Богатырь ты всех веков!

и «гробовое молчание всех поэтов при имени Барклая» [886]. Главное же, что противопоставлялось «сатанинскому» прозябанию французов, — это «райская» жизнь всего народа, включая крепостное крестьянство, в России. «Мы в довольстве, мы в приволье, в русском царстве нам раздолье, рай — житье нам в деревнях», — восклицали дворянские пииты от имени крепостного люда [887]. А тот же Ростопчин «утешал» крестьян, ставших рекрутами или ополченцами: «Он (Царь, после победы. — H. T.) вас опять восстановит по-прежнему, и вы будете припеваючи жить по-старому» [888].

В общем на словах дворяне были пламенными патриотами, на деле же слишком многие из них заботились не о России, а «о своей особе и о своем ларце» [889], чванились, вздорили. «Всякий ищет власть свою поставить выше власти другова, себя очистить, а другова уронить, — писал об этом начальник Новгородского ополчения Н.С. Свечин, — и такое искусство почитается служением усердным к отечеству» [890]. Дворянскую спесь афишировал негодующий вопль императрицы Марии Федоровны по поводу того, как «благородных девиц» вывозили из Москвы: «Дочерей лучшего дворянства — на телегах!» [891].

Большей частью корыстны были и пожертвования дворян «на нужды отечества». Вел. кн. Константин Павлович за 126 лошадей, «пожертвованных» в армию, взял из казны 28 350 руб., а лошади почти все оказались негодными: 45 из них пришлось застрелить немедленно, «чтобы не заразить других» (32. Т. 7. С. 640). Московские дворяне сгоряча обещали Царю пожертвовать 3 млн руб. (Там же. С. 549), но потом выяснилось, что 500 тыс. из них собрать «в скорости не можно» (5. Т. 5. С. 92); «часть денег вносилась силком еще в 1814 г.» [892]. Иные из таких «патриотов» острили: «У меня всего на все 30 000 долгу: приношу их в жертву на алтарь отечества» (28. Т. 5. С. 133).

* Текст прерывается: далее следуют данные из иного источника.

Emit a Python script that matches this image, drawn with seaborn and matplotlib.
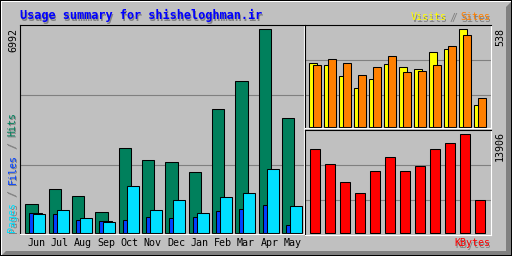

К ополчению дворяне тоже отнеслись расчетливо. «В ряде губерний почти половина дворян не явилась к своим полкам» (2. С. 457). Недаром А.С. Грибоедов в плане драмы «1812 год» записал: «Всеобщее ополчение без дворян. (Трусость служителей правительства…)» [893]. Может быть, он имел в виду и тот факт, что дворяне и чиновники Петербурга жили тогда в готовности к бегству за кордон: «Кто мог, держал хотя бы пару лошадей, а прочие имели наготове крытые лодки, которыми запружены были все каналы» [894].

Разумеется, были и среди дворян всех рангов бескорыстные патриоты и герои, понимавшие, что «война теперь не обыкновенная, а национальная» (П.И. Багратион — А.А. Аракчееву 19 августа 1812 г.: 26. Т. 16. С. 225). В войне участвовали 115 будущих декабристов — практически все, кто был тогда способен носить оружие [895] (16-летний Никита Муравьев и тот бежал из родительского дома на войну). Они храбро сражались во всех родах регулярных войск, а некоторые (С.Г. Волконский, М.Ф. Орлов, М.А. Фонвизин, А.Ф. Астафьев) — и в партизанских отрядах. Будущие дворянские революционеры защищали Россию вместе со своими будущими палачами (А.Х. Бенкендорфом и А.И. Чернышевым, М.С. Воронцовым и К.Ф. Толем, И.И. Дибичем и И.Ф. Паскевичем), но уже тогда вольнолюбивые идеи, увлекавшие декабристов с юных лет, «придавали особый отпечаток и новую силу традиционному чувству патриотизма» [896]. В 1812 г. передовые офицеры мечтали о России, свободной не только от внешнего, но и от внутреннего ига, полагая, что «разумный человек… не может считать разумной власть, подчиняющую его Государю, такому же человеку, как он сам» [897].

Из генералов, чьи портреты мы видим в Военной галерее 1812 г., участником тайного (Южного) общества декабристов был один — С.Г. Волконский. Но у шести генералов — героев Отечественной войны (Н.Н. Раевского, П.П. Коновницына, С.Е. Гангеблова, М.Л. Булатова, П.Н. Ивашева, Н.И. Сутгофа) сыновья участвовали в заговоре декабристов или (как двое сыновей Раевского) были причастны к нему. Видимо, по этой причине трое последних из перечисленных генералов не были портретированы для галереи [898].